As Eyeview’s operations expanded to include data housing, delivery, analytics and much more, the number of running applications grew. This increase in applications meant that we needed a new service discovery solution to cope with the mounting challenges of our former infrastructure. We had over 1000 instances, and AWS started throttling our API requests because there were so many. Our infrastructure is based in Spot Fleets and Auto-Scale groups that scale based on the number of running campaigns, which means that the number of running instances can be in the hundreds or thousands throughout the day.
Choosing Consul as Our Service Discovery Solution
When we started looking for a service discovery solution, we laid out all of the necessities and optional features we might need in the future. While doing our research, we compared etcd, Netflix Eureka and Consul. After a short time, it was clear that Consul was the most turnkey solution for us as it is packed with features that could solve the majority of our (and other companies’) service discovery problems and more.
Hashicorp Consul offers ready-to-use service discovery, key-value store, Multi-DC support, health checks and UI compared to the other solutions that only offer one or two features and probably will require an installation of third-party software.
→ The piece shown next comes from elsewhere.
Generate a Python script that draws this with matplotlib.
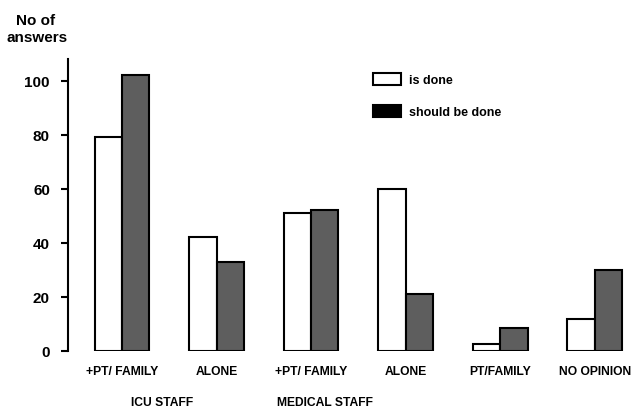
import numpy as np
import matplotlib.pyplot as plt

plt.rcParams['font.family'] = ['Liberation Sans', 'DejaVu Sans']

categories = ['+PT/ FAMILY', 'ALONE', '+PT/ FAMILY', 'ALONE', 'PT/FAMILY', 'NO OPINION']
is_done = [79, 42, 51, 60, 2.5, 12]
should_be_done = [102, 33, 52, 21, 8.5, 30]
groups = ['ICU STAFF', 'MEDICAL STAFF']
group_x = [0.42, 2.15]

x = np.arange(len(categories))
w = 0.29

fig = plt.figure(figsize=(6.41, 4.10), dpi=100)
ax = fig.add_axes([68/641, 58/410, 1 - 68/641, 292/410])

b1 = ax.bar(x - w/2, is_done, w, color='white', edgecolor='black', linewidth=1.5, label='is done')
b2 = ax.bar(x + w/2, should_be_done, w, color='#5e5e5e', edgecolor='black', linewidth=1.5, label='should be done')

ax.set_xlim(-0.571, 5.49)
ax.set_ylim(0, 108)
ax.set_yticks([0, 20, 40, 60, 80, 100])
ax.tick_params(axis='y', direction='out', length=5, width=1.5, labelsize=11, pad=8)
for t in ax.get_yticklabels():
    t.set_fontweight('bold')
ax.set_xticks([])
for s in ['top', 'right', 'bottom']:
    ax.spines[s].set_visible(False)
ax.spines['left'].set_linewidth(1.5)

for xi, c in zip(x, categories):
    ax.text(xi, -7.5, c, ha='center', va='center', fontsize=8.7, fontweight='bold')
for gx, g in zip(group_x, groups):
    ax.text(gx, -19, g, ha='center', va='center', fontsize=8.7, fontweight='bold', clip_on=False)

fig.text(36/641, 1 - 21/410, 'No of', ha='center', va='center', fontsize=11, fontweight='bold')
fig.text(37/641, 1 - 38/410, 'answers', ha='center', va='center', fontsize=11, fontweight='bold')

leg = ax.legend(handles=[b1, b2], loc='upper left', bbox_to_anchor=(373/641, 1 - 74/410),
                bbox_transform=fig.transFigure, frameon=False, borderpad=0, borderaxespad=0,
                handlelength=2.2, handleheight=1.1, labelspacing=1.5, handletextpad=0.7,
                prop={'size': 9, 'weight': 'bold'})
leg.legend_handles[1].set_facecolor('black')

fig.savefig('out.png', dpi=100)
Consul is a distributed highly available (HA) system using gossip protocol to manage members in the cluster. Each agent(=client) in the cluster can provide one or more services (i.e web servers, databases, etc.), and servers are in charge for storing and syncing data. Agents needs to communicate with servers in order to register their own services or to query about other services in the cluster.
Consul is also backed by a strong open-source community that provides amazing support and developing quickly with new helpful features added on a monthly basis.
There were a few key points we needed to align on to deploy the new Consul architecture.
- Consul would be the backbone for our infrastructure, and we had to capsulate it in a way that would provide minimum loss of service in the case of disaster, like an AWS availability zone fail.
- We needed to have a seamless deploy process that enabled us to scale in and out without interfering with normal operations, and we needed Consul to automatically discover its peers (a service-discovery system that could discover itself).
- We had to get the sizing right, meaning the number of servers in the cluster. Consul’s official website recommends 3-5 servers in a cluster.
Essentially, we needed to build a highly available service that was easy to scale in and out and roll upgrades/config changes seamlessly.
Putting together the terms high-availability (HA) and scale it was obvious that AWS autoscale group (ASG) is the way to go. EC2 auto scaling allows you to create a group of servers and scales based on different criteria such as CPU or memory load. You can also use it to maintain a number of healthy instances within a cluster with predefined health checks.
In our case, we used ASG to maintain a cluster of three Consul servers. We set up a launch configuration with c3.large instance type and AMI that has a script to run Consul installation on launch. Once we had that going, we added ELB that will perform the health checks on the cluster.
Keeping the Cluster Healthy
A Consul server cluster is only considered healthy as long as you have a functioning leader. To accomplish this, we used the following built-in HTTP health check: “HTTP:8500/v1/status/leader”
Additionally, here are a few useful configurations that we used in our setup:
This one is a big plus. Adding servers or agents to Consul clusters programmatically is much easier with the retry_join_ec2. This setting will scan AWS API for instances with a pre-defined tag and automatically try to join them. It comes in handy when you often upgrade or change your server’s cluster.
This setting enables Consul servers to gracefully leave the cluster on a TERM signal. If a server leaves the cluster ungracefully, the cluster will treat that server as “failed” and the record will remain stale for a period of 72h (Can be reduced with “reconnect_timeout). This is a great setup for using spot instances or ASG though it’s not always able to gracefully leave before termination.
This setting came along in Consul 0.7, and it means that the cluster needs at least three servers in order to elect a leader. It helps to prevent split-brain scenario where two servers in the cluster consider themselves as the leader.
Also introduced in later versions of Consul, this allows you to modify the timeframe for when a node is forced to leave the cluster or after ungraceful leave. Allows you the reduce visibility of stale records in the cluster after a shorter period of time (compared to default value of 72 hours). When a node is marked as failed or if a node gracefully left the cluster, you will see it in your cluster for a period of 72 hours, which is the default configuration).
With this setting, we lowered that grace period to the minimum time possible, so if a node is marked as “left” or “failed” for eight hours, Consul will “reap” it out of the cluster.
Consul open-source provides a pretty solid UI that helps you view the services in the cluster. The built-in UI is nice but is lacking some basic capabilities, which is why we decided to try Hashi-UI (a community-backed project).
How We Roll Out New Versions
Since we work with rolling deployment, launching a new version in an ASG can be somewhat tricky since you must refresh the instances within the group to get the new version. The first step would be to choose an approach:
- Bake Consul into AWS AMI
- Pull Deployment
Once you make a decision, you will need to replace the instances in the ASG in order for them to catch the new version. To do this, we wrote a script that terminates instance and waits for the ASG to rebalance and become healthy again before terminating the next instances. This keeps the quorum consistent and the Consul cluster in a healthy state. You can start with this script.
Eyeview tech is never static, and we are always looking for ways to improve efficiency and cost. Having a state-of-the-art service-discovery system allows us to grow effortlessly within our current infrastructure and also expand into new regions (we’re currently expanding to the UK). It is also a great stepping stone for us to explore implementation of containers in the near future.